The Nigerian Association of Resident Doctors (NARD) has
suspended its nationwide protest earlier scheduled to commence today, August 9.
Federal government representatives had met with the doctors
on Tuesday over their ongoing strike action and the planned protest.
Emeka Orji, NARD president, had said the outcome of the
meeting would determine if the protest would go on.
Orji disclosed this, after the meeting that “the protest has
been suspended. We review again in 72 hours”.
It was also learnt that the association took the decision
after a meeting with Godswill Akpabio, the senate president, and other
principal officers of the upper legislative chamber.
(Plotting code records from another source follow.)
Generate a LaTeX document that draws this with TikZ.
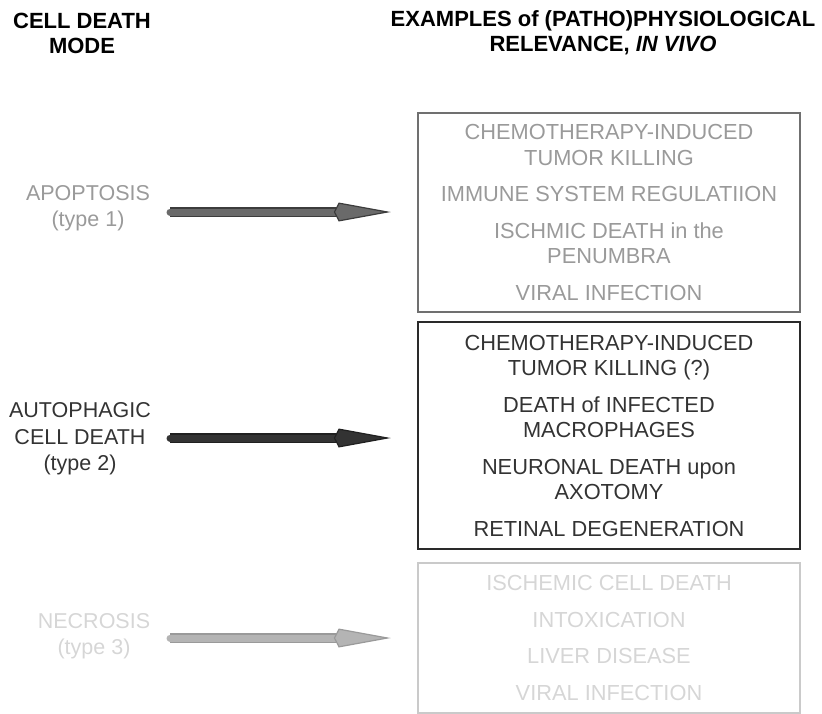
\documentclass[tikz,border=0pt]{standalone}
\usepackage{fontspec}
\setmainfont{Liberation Sans}
\usepackage{tikz}
\usetikzlibrary{arrows.meta, positioning, calc}
\usepackage{xcolor}
\definecolor{txtA}{HTML}{9A9A9A}
\definecolor{txtB}{HTML}{333333}
\definecolor{txtC}{HTML}{D6D6D6}
\definecolor{boxA}{HTML}{707070}
\definecolor{boxB}{HTML}{2A2A2A}
\definecolor{boxC}{HTML}{CACACA}
\definecolor{arrA}{HTML}{6A6A6A}
\definecolor{edgeA}{HTML}{3C3C3C}
\definecolor{arrB}{HTML}{333333}
\definecolor{edgeB}{HTML}{202020}
\definecolor{arrC}{HTML}{B4B4B4}
\definecolor{edgeC}{HTML}{9A9A9A}
\tikzstyle{head} = [align=center, font=\bfseries\fontsize{22}{25}\selectfont]
\tikzstyle{mode} = [align=center, font=\fontsize{21.5}{26.5}\selectfont]
\tikzstyle{examples} = [rectangle, line width=2.5pt, minimum width=382pt, align=center, font=\fontsize{21.8}{25.5}\selectfont]
\tikzstyle{modearrow} = [line width=7pt, line cap=round, shorten >=26pt]

\begin{document}
\begin{tikzpicture}[x=1pt, y=-1pt]
  \useasboundingbox (0,0) rectangle (822,713);

  \node[head] (hmode) at (82,33) {CELL DEATH\\MODE};
  \node[head] (hrel) at (603,33) {EXAMPLES of (PATHO)PHYSIOLOGICAL\\RELEVANCE, \textit{IN VIVO}};

  \node[examples, draw=boxA, text=txtA, minimum height=199pt] (ex1) at (609,212.5)
    {CHEMOTHERAPY-INDUCED\\TUMOR KILLING\\[11pt]
     IMMUNE SYSTEM REGULATIION\\[11pt]
     ISCHMIC DEATH in the\\PENUMBRA\\[11pt]
     VIRAL INFECTION};
  \node[examples, draw=boxB, text=txtB, minimum height=227pt] (ex2) at (609,435.5)
    {CHEMOTHERAPY-INDUCED\\TUMOR KILLING (?)\\[11pt]
     DEATH of INFECTED\\MACROPHAGES\\[11pt]
     NEURONAL DEATH upon\\AXOTOMY\\[11pt]
     RETINAL DEGENERATION};
  \node[examples, draw=boxC, text=txtC, minimum height=150pt] (ex3) at (609,638)
    {ISCHEMIC CELL DEATH\\[11pt]
     INTOXICATION\\[11pt]
     LIVER DISEASE\\[11pt]
     VIRAL INFECTION};

  \node[mode, text=txtA] (apop) at (88,208) {APOPTOSIS\\(type 1)};
  \node[mode, text=txtB] (auto) at (80,439) {AUTOPHAGIC\\CELL DEATH\\(type 2)};
  \node[mode, text=txtC] (necr) at (94,636) {NECROSIS\\(type 3)};

  % arrows from mode to examples
  \coordinate (t1) at (170,212);
  \coordinate (t2) at (170,438);
  \coordinate (t3) at (170,638);
  \draw[modearrow, draw=arrA, preaction={draw=edgeA, line width=10pt, arrows=-, shorten >=76pt},
    -{Kite[length=57pt, width=19pt, inset=5pt, line width=1.2pt, color=edgeA, fill=arrA]}] (t1) -- (ex1.west |- t1);
  \draw[modearrow, draw=arrB, preaction={draw=edgeB, line width=10pt, arrows=-, shorten >=76pt},
    -{Kite[length=57pt, width=19pt, inset=5pt, line width=1.2pt, color=edgeB, fill=arrB]}] (t2) -- (ex2.west |- t2);
  \draw[modearrow, draw=arrC, preaction={draw=edgeC, line width=10pt, arrows=-, shorten >=76pt},
    -{Kite[length=57pt, width=19pt, inset=5pt, line width=1.2pt, color=edgeC, fill=arrC]}] (t3) -- (ex3.west |- t3);
\end{tikzpicture}
\end{document}
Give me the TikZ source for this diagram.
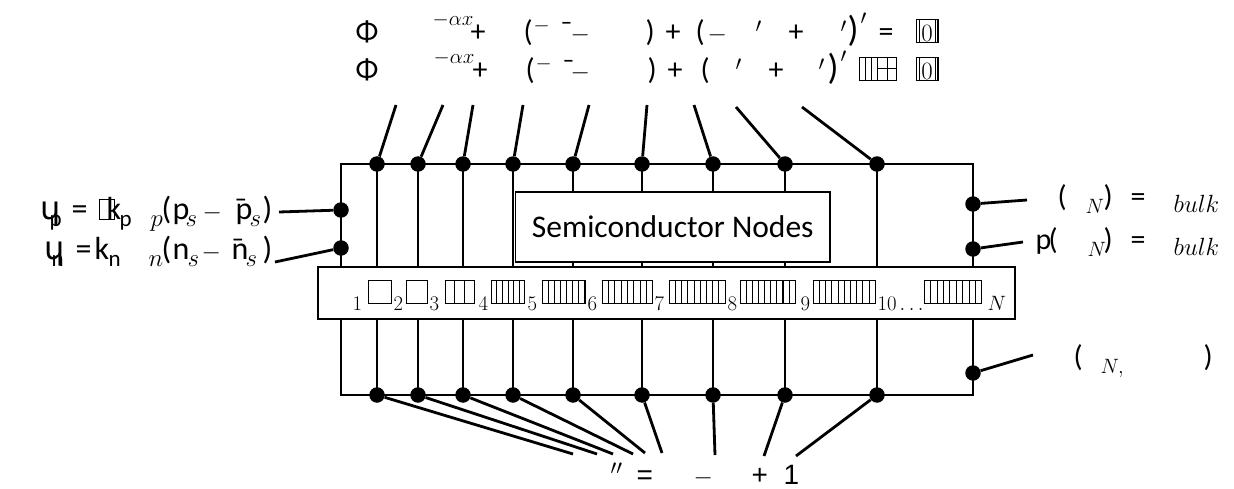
\documentclass[tikz,border=0pt]{standalone}
\usepackage{fontspec}
\setmainfont{Carlito}
\newfontfamily\dejavu{DejaVu Sans}
\newfontfamily\arialf{Liberation Sans}
\usepackage{tikz}

% put #2 at #1 pt from the left end of a text line
\newcommand\gat[2]{\rlap{\hspace*{#1pt}#2}}
% small lowered and raised pieces
\newcommand\dn[1]{\raisebox{-7pt}{\fontsize{21}{21}\selectfont$#1$}}
\newcommand\dnb[1]{\raisebox{-7pt}{\fontsize{23}{23}\selectfont$#1$}}
\newcommand\hi[2]{\raisebox{#1pt}{\fontsize{21}{21}\selectfont$#2$}}
% empty glyph boxes: cells, cell width, height
\newcommand\tofu[3]{{\setlength\fboxsep{0pt}\setlength\fboxrule{1.1pt}%
  \fbox{\rule{0pt}{#3pt}\hspace*{#2pt}%
  \ifnum#1>1 \foreach \tofun in {2,...,#1}{\vrule width 1.1pt\hspace*{#2pt}}\fi}}}
\newcommand\tofuzero{{\setlength\fboxsep{0pt}\setlength\fboxrule{1.1pt}%
  \fbox{\rule{0pt}{22pt}\hspace*{2pt}\vrule width 0.8pt\makebox[15pt]{\fontsize{26}{26}\selectfont$0$}\vrule width 0.8pt\hspace*{2pt}}}}
\newcommand\tofugrid{{\setlength\fboxsep{0pt}\setlength\fboxrule{1.1pt}%
  \fbox{\rule{0pt}{22pt}\rlap{\raisebox{11pt}{\rule{18pt}{1.1pt}}}\hspace*{9pt}\vrule width 1.1pt\hspace*{8pt}}}}

\begin{document}
\begin{tikzpicture}[x=1pt,y=-1pt,
  wire/.style={line width=2.8pt},
  dot/.style={circle,fill=black,inner sep=0pt,minimum size=15.5pt},
  frame/.style={draw=black,fill=white,line width=1.2pt,inner sep=0pt},
  lbl/.style={anchor=base west,inner sep=0pt,font=\fontsize{30}{36}\selectfont}]
\useasboundingbox (0,0) rectangle (1234,489);

% outer contour
\draw[wire] (341,164) rectangle (973,395);

% columns of semiconductor nodes
\foreach \x/\tx/\ty/\bx/\by [count=\i] in {377/396/105/573/454, 418/443/105/597/454,
    463/473/105/613/454, 513/523/105/633/454, 573/589/105/645/453, 642/647/105/662/453,
    713/694/105/715/455, 785/736/107/764/456, 877/802/107/796/456} {
  \coordinate (ct\i) at (\x,164);
  \coordinate (cb\i) at (\x,395);
  \coordinate (te\i) at (\tx,\ty);
  \coordinate (be\i) at (\bx,\by);
  \draw[wire] (ct\i) -- (cb\i);
}

\node[frame,minimum width=314.5pt,minimum height=70pt,font=\fontsize{31.5}{36}\selectfont]
  (semi) at (672.75,227) {Semiconductor Nodes};
\node[frame,minimum width=697pt,minimum height=52pt] (strip) at (666.5,293) {};

% node indices
\node[lbl] (ids) at (352,303) {\gat{0}{\dn{1}}\gat{15}{\tofu{1}{22}{22}}\gat{41}{\dn{2}}%
  \gat{53}{\tofu{1}{20}{22}}\gat{77}{\dn{3}}\gat{92}{\tofu{3}{8.5}{22}}\gat{126}{\dn{4}}%
  \gat{138}{\tofu{6}{4.5}{22}}\gat{175}{\dn{5}}\gat{189}{\tofu{7}{5}{22}}\gat{235}{\dn{6}}%
  \gat{249}{\tofu{8}{5.2}{22}}\gat{302}{\dn{7}}\gat{316}{\tofu{9}{5.1}{22}}\gat{375}{\dn{8}}%
  \gat{387}{\tofu{9}{5}{22}}\gat{448}{\dn{9}}\gat{460}{\tofu{10}{5.1}{22}}\gat{525}{\dn{10}}%
  \gat{547}{\dn{\ldots}}\gat{571}{\tofu{9}{5.3}{22}}\gat{635}{\dn{N}}};

% dots and leads
\foreach \i in {1,...,9} {
  \node[dot] (t\i) at (ct\i) {};
  \node[dot] (b\i) at (cb\i) {};
  \draw[wire] (t\i) -- (te\i);
  \draw[wire] (b\i) -- (be\i);
}
\node[dot] (l1) at (341,210) {};
\node[dot] (l2) at (341,248) {};
\node[dot] (r1) at (973,204) {};
\node[dot] (r2) at (973,249) {};
\node[dot] (r3) at (973,373) {};
\coordinate (le1) at (279,212);
\coordinate (le2) at (275,262);
\coordinate (re1) at (1027,200);
\coordinate (re2) at (1023,242);
\coordinate (re3) at (1033,355);
\draw[wire] (l1) -- (le1);
\draw[wire] (l2) -- (le2);
\draw[wire] (r1) -- (re1);
\draw[wire] (r2) -- (re2);
\draw[wire] (r3) -- (re3);

% equations on top
\node[lbl] (eqa) at (355,42) {\gat{0}{Φ}\gat{77}{\hi{16}{-\alpha x}}\gat{115}{+}\gat{168}{(}%
  \gat{178}{\hi{10}{-}}\gat{205}{¯}\gat{215}{$-$}\gat{290}{)}\gat{310}{+}\gat{340}{(}%
  \gat{352}{$-$}\gat{400}{${}'$}\gat{433}{+}\gat{485}{${}'$}%
  \gat{492}{\fontsize{36}{36}\selectfont)}\gat{505}{\raisebox{8pt}{${}'$}}\gat{523}{=}%
  \gat{560}{\tofuzero}};
\node[lbl] (eqb) at (355,80) {\gat{0}{Φ}\gat{78}{\hi{16}{-\alpha x}}\gat{117}{+}\gat{170}{(}%
  \gat{180}{\hi{10}{-}}\gat{207}{¯}\gat{215}{$-$}\gat{292}{)}\gat{312}{+}\gat{345}{(}%
  \gat{380}{${}'$}\gat{413}{+}\gat{463}{${}'$}%
  \gat{472}{\fontsize{36}{36}\selectfont)}\gat{485}{\raisebox{8pt}{${}'$}}%
  \gat{503}{\tofu{3}{5}{22}\kern-1.1pt\tofugrid}\gat{560}{\tofuzero}};

% boundary conditions, left
\node[lbl,font=\fontsize{32}{38}\selectfont] (bcp) at (40,219) {\gat{0}{\dejavu ɥ}%
  \gat{9}{\dnb{\mathrm{p}}}\gat{31}{=}\gat{58}{\tofu{1}{14}{19}}\gat{66}{k}%
  \gat{79}{\dnb{\mathrm{p}}}\gat{110}{\dnb{p}}\gat{121}{(}\gat{132}{p}\gat{145}{\dnb{s}}%
  \gat{162}{$-$}\gat{195}{p}\gat{194}{¯}\gat{209}{\dnb{s}}\gat{222}{)}};
\node[lbl,font=\fontsize{32}{38}\selectfont] (bcn) at (44,259) {\gat{0}{\dejavu ɥ}%
  \gat{7}{\dnb{\mathrm{n}}}\gat{31}{=}\gat{50}{k}\gat{64}{\dnb{\mathrm{n}}}%
  \gat{104}{\dnb{n}}\gat{117}{(}\gat{128}{n}\gat{143}{\dnb{s}}\gat{157}{$-$}%
  \gat{187}{n}\gat{187}{¯}\gat{201}{\dnb{s}}\gat{218}{)}};

% boundary conditions, right
\node[lbl] (bulkn) at (1057,207) {\gat{0}{(}\gat{28}{\dn{N}}\gat{46}{)}\gat{73}{=}%
  \gat{116}{\raisebox{-6pt}{\fontsize{26}{26}\selectfont$bulk$}}};
\node[lbl] (bulkp) at (1035,249) {\gat{0}{p}\gat{13}{(}\gat{52}{\dn{N}}\gat{68}{)}\gat{95}{=}%
  \gat{138}{\raisebox{-6pt}{\fontsize{26}{26}\selectfont$bulk$}}};
\node[lbl] (bulkv) at (1073,366) {\gat{0}{(}\gat{27}{\dn{N,}}\gat{130}{)}};

% bottom equation
\node[lbl,font=\arialf\fontsize{28}{34}\selectfont] (eqc) at (610,484)
  {\gat{0}{${}''$}\gat{26}{=}\gat{83}{$-$}\gat{141}{+}\gat{173}{1}};
\end{tikzpicture}
\end{document}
“We had a very fruitful meeting with the senate led by the
president of the senate and from our discussions with them, we are very hopeful
that when we table our discussions today before the NEC, something positive
would come out,” Orji told journalists.
“From our interaction with the president of the senate and
the practical demonstration he did before us today, we are very confident that
there would be light at the end of the tunnel in the next 24 hours.
“Because of the
intervention of the president of the senate, who is the number three citizen
and the assurance he has given us, our planned national protest has been
cancelled while the decision on the ongoing strike would be taken as soon as we
meet.”
On his part, Akpabio assured the doctors that the President
Bola Tinubu administration will accede to their demands.
“I thank you on behalf of the senate for honouring us with
your decision not only to cancel the planned public protest but to also call
off the strike in the interest of the suffering masses,” Akpabio said.
“Your demands are well noted and let me assure you that as
soon as a minister in charge of health is appointed, the senate will work with
him or her to expeditiously address all your grievances.
“The President Bola
Tinubu-led administration is doctors friendly and that explains the large
number of medical practitioners he has appointed into his cabinet.”
THE DEMANDS
The association had embarked on an indefinite strike on July
26 over the failure of the government to implement its demands.
Parts of the demands include payment of the 2023 medical
residency training fund (MRTF); immediate release of the circular on
one-for-one replacement and upward review of the consolidated medical salary
structure (CONMESS).
Others are payment of outstanding arrears of consequential
adjustment, hazard and skipping allowance.
Amid the strike action, NARD had announced that its members
would embark on peaceful nationwide protests from Wednesday, August 9.
The association said the protests would involve picketing of
the federal ministry of health, the office of the head of the civil service of
the federation, and the federal and state tertiary health institutions across
the country.
Speaking on Channels Television on Sunday, the NARD
president had said it fixed its protest on Wednesday to allow some time for the
federal government to intervene.
“We had options of
starting these protests on Monday but we shifted it to give the federal
government enough time to intervene,” he had said.
Resident doctors are medical school graduates training as
specialists. They are a critical mass of frontline healthcare provision in
Nigeria and dominate the emergency wards of the nation’s hospitals.